▶ [WHAT TO DO] The line holding "plt.rcParams['font.family'] = ['Liberation" is the last one to output; start at the first line of the data, keep every line in between exactly, and leave out pictures.

+++ DATA EXCERPT

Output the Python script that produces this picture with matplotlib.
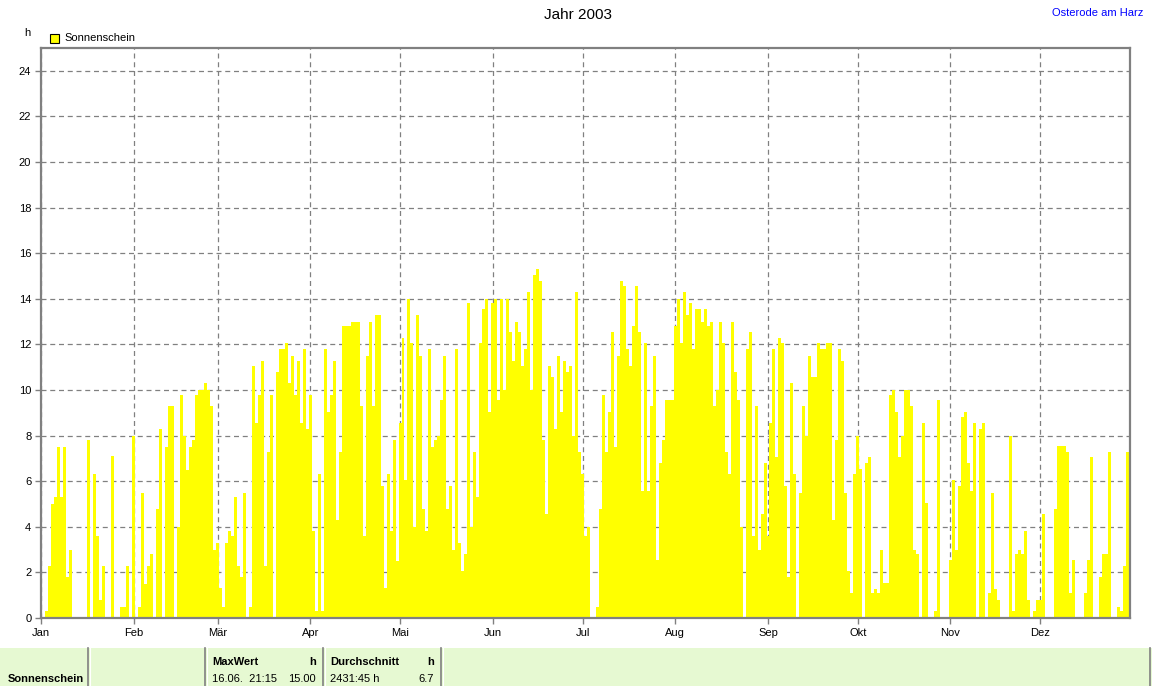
import matplotlib
matplotlib.use('Agg')
import matplotlib.pyplot as plt
from matplotlib.patches import Rectangle
from matplotlib.lines import Line2D

plt.rcParams['font.family'] = ['Liberation Sans', 'DejaVu Sans']

# Sonnenscheindauer pro Tag (h), 2003
jan = [0, 0.05, 0.3, 2.3, 5.0, 5.3, 7.5, 5.3, 7.5, 1.8, 3.0, 0.05, 0.05, 0.05, 0.05, 0.05,
       7.8, 0.05, 6.3, 3.6, 0.8, 2.3, 0.05, 0.05, 7.1, 0.05, 0.05, 0.5, 0.5, 2.3, 0.05]
feb = [8.0, 0.05, 0.5, 5.5, 1.5, 2.3, 2.8, 0.05, 4.8, 8.3, 0.05, 7.5, 9.3, 9.3, 0.05, 4.0,
       9.8, 8.0, 6.5, 7.5, 7.8, 9.8, 10.0, 10.0, 10.3, 10.0, 9.3, 3.0]
mar = [3.3, 1.3, 0.5, 3.3, 3.8, 3.6, 5.3, 2.3, 1.8, 5.5, 0.05, 0.5, 11.05, 8.55, 9.77, 11.27,
       2.3, 7.3, 9.8, 0.05, 10.8, 11.8, 11.8, 12.06, 10.3, 11.5, 9.8, 11.27, 8.55, 11.8, 8.3]
apr = [9.8, 3.8, 0.3, 6.3, 0.3, 11.8, 9.05, 9.8, 11.27, 4.3, 7.3, 12.8, 12.8, 12.8, 13.0,
       13.0, 13.0, 9.3, 3.6, 11.5, 13.0, 9.3, 13.3, 13.3, 5.8, 1.3, 6.3, 3.8, 7.8, 2.5]
mai = [8.55, 12.3, 6.05, 14.0, 12.05, 4.0, 13.3, 11.5, 4.8, 3.8, 11.8, 7.5, 7.8, 8.0, 9.55,
       11.5, 4.8, 5.8, 3.0, 11.8, 3.3, 2.05, 2.8, 13.8, 4.0, 7.3, 5.3, 12.05, 13.55, 14.0, 9.05]
jun = [13.8, 14.0, 9.55, 14.0, 10.0, 14.0, 12.55, 11.27, 13.0, 12.55, 11.05, 11.8, 14.3,
       10.0, 15.04, 15.3, 14.8, 7.8, 4.55, 11.05, 10.55, 8.3, 11.5, 9.05, 11.27, 10.8, 11.05,
       8.0, 14.3, 7.3]
jul = [6.3, 3.6, 4.0, 0.05, 0.05, 0.5, 4.8, 9.8, 7.3, 9.05, 12.55, 7.5, 11.5, 14.8, 14.55,
       11.8, 11.05, 12.8, 14.55, 12.55, 5.55, 12.05, 5.55, 9.3, 11.5, 2.55, 6.8, 7.8, 9.55,
       9.55, 9.55]
aug = [12.8, 14.0, 12.05, 14.3, 13.3, 13.8, 11.8, 13.55, 13.55, 13.0, 13.55, 12.8, 13.0, 9.3,
       10.0, 13.0, 12.05, 7.3, 6.3, 13.0, 10.8, 9.55, 4.0, 0.05, 11.8, 12.55, 3.6, 9.3, 3.0,
       4.55, 6.8]
sep = [3.6, 8.55, 11.8, 7.05, 12.3, 12.05, 5.8, 1.8, 10.3, 6.3, 0.05, 5.5, 9.3, 8.0, 11.5,
       10.55, 10.55, 12.05, 11.8, 11.8, 12.05, 12.05, 4.3, 7.8, 11.8, 11.27, 5.5, 2.05, 1.08, 6.3]
okt = [8.0, 6.55, 0.05, 6.8, 7.05, 1.08, 1.26, 1.08, 3.0, 1.55, 1.55, 9.77, 10.0, 9.05, 7.05,
       8.0, 10.0, 10.0, 9.3, 3.0, 2.8, 0.05, 8.55, 5.05, 0.05, 0.05, 0.3, 9.55, 0.05, 0.05, 0.05]
nov = [2.55, 6.05, 3.0, 5.8, 8.8, 9.05, 6.8, 5.55, 8.55, 0.05, 8.3, 8.55, 0.05, 1.08, 5.5,
       1.26, 0.8, 0.05, 0.05, 0.05, 8.0, 0.3, 2.8, 3.0, 2.8, 3.8, 0.8, 0.05, 0.3, 0.8]
dez = [0.8, 4.55, 0.05, 0.05, 0.05, 4.8, 7.55, 7.55, 7.55, 7.3, 1.08, 2.55, 0.05, 0.05, 0.05,
       1.08, 2.55, 7.05, 0.05, 0.05, 1.8, 2.8, 2.8, 7.3, 0.05, 0.05, 0.5, 0.3, 2.3, 7.3, 0]

sunshine = jan + feb + mar + apr + mai + jun + jul + aug + sep + okt + nov + dez
days = list(range(len(sunshine)))

month_labels = ['Jan', 'Feb', 'Mär', 'Apr', 'Mai', 'Jun', 'Jul', 'Aug', 'Sep', 'Okt', 'Nov', 'Dez']
month_start = [0, 31, 59, 90, 120, 151, 181, 212, 243, 273, 304, 334]
y_ticks = list(range(0, 25, 2))

W, H = 1152, 686
fig = plt.figure(figsize=(W / 100, H / 100), dpi=100)
ax = fig.add_axes([41 / W, 1 - 618 / H, (1130 - 41) / W, (618 - 48) / H])

ax.bar(days, sunshine, width=1.0, color='#FFFF00', linewidth=0, zorder=2)
ax.set_xlim(0, 364)
ax.set_ylim(0, 25)

ax.set_xticks(month_start)
ax.set_xticklabels(month_labels, fontsize=8)
ax.set_yticks(y_ticks)
ax.set_yticklabels([str(v) for v in y_ticks], fontsize=8)
ax.tick_params(axis='both', direction='out', length=4, width=1, color='#808080', pad=3)

ax.grid(True, color='#808080', linestyle=(0, (4, 3)), linewidth=0.9, zorder=1)
ax.set_axisbelow(True)
for side in ['left', 'right', 'top', 'bottom']:
    ax.spines[side].set_color('#808080')
    ax.spines[side].set_linewidth(1.6)

# Kopfzeile
fig.text(578 / W, 1 - 15 / H, 'Jahr 2003', ha='center', va='center', fontsize=11)
fig.text(1143 / W, 1 - 13 / H, 'Osterode am Harz', ha='right', va='center',
         fontsize=8, color='#0000FF')
fig.text(27 / W, 1 - 33 / H, 'h', ha='center', va='center', fontsize=8)
fig.patches.append(Rectangle((50 / W, 1 - 43 / H), 9 / W, 9 / H, transform=fig.transFigure,
                             facecolor='#FFFF00', edgecolor='black', linewidth=0.8))
fig.text(64 / W, 1 - 38 / H, 'Sonnenschein', ha='left', va='center', fontsize=8)

# Tabelle unten
fig.patches.append(Rectangle((0, 0), 1, 38 / H, transform=fig.transFigure,
                             facecolor='#E6F9D2', edgecolor='none'))
for xs in [88, 205, 323, 441]:
    fig.lines.append(Line2D([xs / W, xs / W], [0, 38 / H], transform=fig.transFigure,
                            color='#808080', linewidth=1.2))
    fig.lines.append(Line2D([(xs + 1.5) / W, (xs + 1.5) / W], [0, 38 / H],
                            transform=fig.transFigure, color='white', linewidth=0.8))
fig.lines.append(Line2D([1150 / W, 1150 / W], [0, 38 / H], transform=fig.transFigure,
                        color='#808080', linewidth=1.2))

fig.text(8 / W, 1 - 679 / H, 'Sonnenschein', ha='left', va='center', fontsize=8,
         fontweight='bold')
fig.text(212 / W, 1 - 662 / H, 'MaxWert', ha='left', va='center', fontsize=8, fontweight='bold')
fig.text(316 / W, 1 - 662 / H, 'h', ha='right', va='center', fontsize=8, fontweight='bold')
fig.text(212 / W, 1 - 679 / H, '16.06.  21:15', ha='left', va='center', fontsize=8)
fig.text(316 / W, 1 - 679 / H, '15.00', ha='right', va='center', fontsize=8)
fig.text(330 / W, 1 - 662 / H, 'Durchschnitt', ha='left', va='center', fontsize=8,
         fontweight='bold')
fig.text(434 / W, 1 - 662 / H, 'h', ha='right', va='center', fontsize=8, fontweight='bold')
fig.text(330 / W, 1 - 679 / H, '2431:45 h', ha='left', va='center', fontsize=8)
fig.text(434 / W, 1 - 679 / H, '6.7', ha='right', va='center', fontsize=8)

fig.savefig('out.png', dpi=100)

++++++

▶ [THE REPLY]
Output the Python script that produces this picture with matplotlib.
import matplotlib
matplotlib.use('Agg')
import matplotlib.pyplot as plt
from matplotlib.patches import Rectangle
from matplotlib.lines import Line2D

plt.rcParams['font.family'] = ['Liberation Sans', 'DejaVu Sans']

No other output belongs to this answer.